What this means for users outside the United States
The legislative stakes extend well beyond Houston. The GENIUS Act established reserve and disclosure requirements for USD-backed stablecoins (primarily USDC and USDT), and its stability as law affects payment infrastructure in markets where stablecoin adoption is extensive. India alone recorded 5.7 million USDC wallet addresses in recent data, reflecting the scale of retail exposure to these instruments.
In 2024, stablecoin inflows to Nigeria, India, Pakistan, the Philippines, Vietnam, and Turkey totalled approximately $1 trillion, with Tron-based USDT serving as the primary remittance rail in many of those corridors.
Nigeria alone recorded roughly $26 billion in stablecoin volume that year.

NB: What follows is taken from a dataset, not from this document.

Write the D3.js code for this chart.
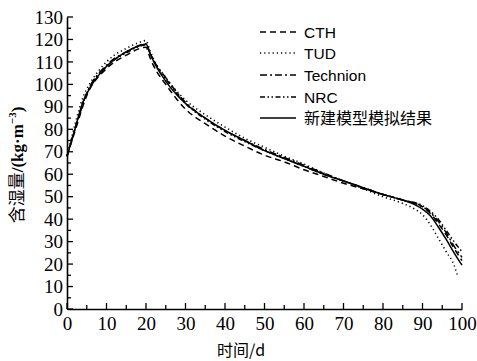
<!DOCTYPE html>
<html><head><meta charset="utf-8">
<script src="https://cdn.jsdelivr.net/npm/d3@7"></script>
<style>body{margin:0;background:#fff}svg{display:block}
.serif{font-family:"Liberation Serif","Times New Roman","DejaVu Serif",serif}
</style>
</head><body>
<script>
const xTicks = [0,10,20,30,40,50,60,70,80,90,100];
const yTicks = [0,10,20,30,40,50,60,70,80,90,100,110,120,130];
const seriesNames = ["CTH","TUD","Technion","NRC","新建模型模拟结果"];

const cthT = [0,2,5,10,15,20,21,22,25,30,35,40,45,50,55,60,65,70,75,80,85,90,92,94,96,98,100];
const cthV = [68,79,95,107,113,116.5,112,108,100,89,82.5,77,72.5,68.5,65.5,62,59,56,53.5,51,48.5,45.5,42.5,38,33,27,21.5];
const tudT = [0,2,4,6,8,10,12,15,18,20,21,22,25,30,35,40,45,50,55,60,65,70,75,80,85,88,90,92,94,96,98,99];
const tudV = [68,82,94,101,106,110,113,116,118.5,119.5,115,111,103,93,86.5,81,76,72,68,64.5,60.5,57,53.5,50,47,44.5,42,37.5,31.5,25.5,19.5,14];
const techT = [0,2,5,10,15,20,21,22,25,30,35,40,45,50,55,60,65,70,75,80,85,90,92,94,96,98,100];
const techV = [68,80,96,108.5,114.5,118,114,110.5,103,92,85,79.5,75,71,67.5,64,60.5,57,54,51,48.5,45.5,43,39,34,28,23];
const nrcT = [0,2,5,10,15,20,21,22,25,30,35,40,45,50,55,60,65,70,75,80,85,90,92,94,96,98,100];
const nrcV = [68,80,96,108,114,117.5,114,110,102.5,91.5,84.5,79,74.5,70.5,67,63.5,60,57,54,51,48.5,46,43.5,40,35,30,25.5];
const newT = [0,2,4,6,8,10,12,14,16,18,20,21,22,24,26,28,30,35,40,45,50,55,60,65,70,75,80,85,88,90,92,94,96,98,100];
const newV = [68,80,92,99,104,108,111,113.5,115.5,117,118,114,110,104,99,95,91.5,85,79.5,75,70.5,67,63.5,60,57,54,51,48.5,46.5,44.5,41.5,36.5,31,25,19.5];

const dashes = ["6,4","1.2,3","7,3,2,3","5,2.5,1.5,2.5,1.5,2.5",null];
const seriesT = [cthT,tudT,techT,nrcT,newT];
const seriesV = [cthV,tudV,techV,nrcV,newV];

const W=477,H=361;
const svg=d3.select("body").append("svg").attr("width",W).attr("height",H);
const x=d3.scaleLinear().domain([0,100]).range([67,462]);
const y=d3.scaleLinear().domain([0,130]).range([309,17]);

// axes
const xAxis=d3.axisBottom(x).tickValues(xTicks).tickSize(0).tickPadding(8).tickFormat(d3.format("d"));
const gx=svg.append("g").attr("transform","translate(0,309)").call(xAxis);
gx.attr("font-family",null).attr("font-size",null).classed("serif",true);
gx.select(".domain").attr("stroke","#000").attr("stroke-width",1.6);
gx.selectAll("text").attr("class","serif").style("font-size","19px").attr("fill","#000");
const yAxis=d3.axisLeft(y).tickValues(yTicks).tickSize(0).tickPadding(4).tickFormat(d3.format("d"));
const gy=svg.append("g").attr("transform","translate(67,0)").call(yAxis);
gy.attr("font-family",null).attr("font-size",null).classed("serif",true);
gy.select(".domain").attr("stroke","#000").attr("stroke-width",1.6);
gy.selectAll("text").attr("class","serif").style("font-size","19px").attr("fill","#000");

// inward ticks
const tg=svg.append("g").attr("stroke","#000").attr("stroke-width",1.3);
d3.range(0,101,5).forEach(v=>{
  const L = v%10===0?6:4;
  tg.append("line").attr("x1",x(v)).attr("x2",x(v)).attr("y1",309).attr("y2",309-L);
});
d3.range(0,131,5).forEach(v=>{
  const L = v%10===0?6:4;
  tg.append("line").attr("x1",67).attr("x2",67+L).attr("y1",y(v)).attr("y2",y(v));
});

// lines
const line=d3.line().curve(d3.curveMonotoneX);
seriesT.forEach((T,i)=>{
  const pts=T.map((t,j)=>[x(t),y(seriesV[i][j])]);
  svg.append("path").attr("d",line(pts)).attr("fill","none").attr("stroke","#000")
    .attr("stroke-width",i===1?1.6:1.5).attr("stroke-dasharray",dashes[i]);
});

// legend
const ly=[32,53,75,97,118];
seriesNames.forEach((n,i)=>{
  svg.append("line").attr("x1",260).attr("x2",296).attr("y1",ly[i]).attr("y2",ly[i])
    .attr("stroke","#000").attr("stroke-width",i===1?1.6:1.5).attr("stroke-dasharray",dashes[i]);
  svg.append("text").attr("x",304).attr("y",ly[i]+5.5).text(n)
    .style("font-family", i===4?"'Noto Sans CJK SC',sans-serif":"'Liberation Sans',Arial,sans-serif")
    .style("font-size",i===4?"16px":"15.5px").attr("fill","#000");
});

// axis titles
svg.append("text").attr("x",241).attr("y",356).attr("text-anchor","middle")
  .style("font-family","'Noto Sans CJK SC',sans-serif").style("font-size","16px").attr("fill","#000")
  .text("时间/d");
const yt=svg.append("text").attr("transform","translate(23,165) rotate(-90)").attr("text-anchor","middle")
  .attr("class","serif").style("font-size","17px").attr("fill","#000").style("font-weight","bold");
yt.append("tspan").style("font-family","'Noto Sans CJK SC',sans-serif").style("font-weight","normal").text("含湿量");
yt.append("tspan").text("/(kg·m");
yt.append("tspan").attr("dy",-7).style("font-size","11px").text("−3");
yt.append("tspan").attr("dy",7).text(")");
</script>
</body></html>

Pakistan's UAE corridor processes $24 billion in annual remittances, and the country approved three stablecoin remittance providers through a regulatory sandbox in Q4 2025.
Regulators in several African and South Asian countries have tracked US legislative developments closely as they build their own frameworks. Several of these frameworks, including Nigeria's Investments and Securities Act 2025, South Africa's CASP licensing framework, and Kenya's Virtual Asset Service Providers Act, were developed in part by benchmarking against US and EU policy.
A Congress more willing to defend the GENIUS Act framework makes it politically easier for those regulators to advance permissive domestic rules. A rollback, or sustained legislative pressure from vocal critics like Green, would create compliance uncertainty for developers and fintechs building on stablecoin rails in those markets.
Menefee now faces Republican nominee Ronald Whitfield in the November general election. Given the district's deep-blue composition, he is considered a strong favourite.
Fairshake's TX-18 spend extends a pattern of electoral activity that began in earnest during the 2024 cycle and has continued into 2026, with the network targeting incumbents it rates as anti-crypto across both parties. Regulators and civil society groups in South Asia and Africa have taken note of the model, monitoring it as a potential template for electoral spending in other jurisdictions.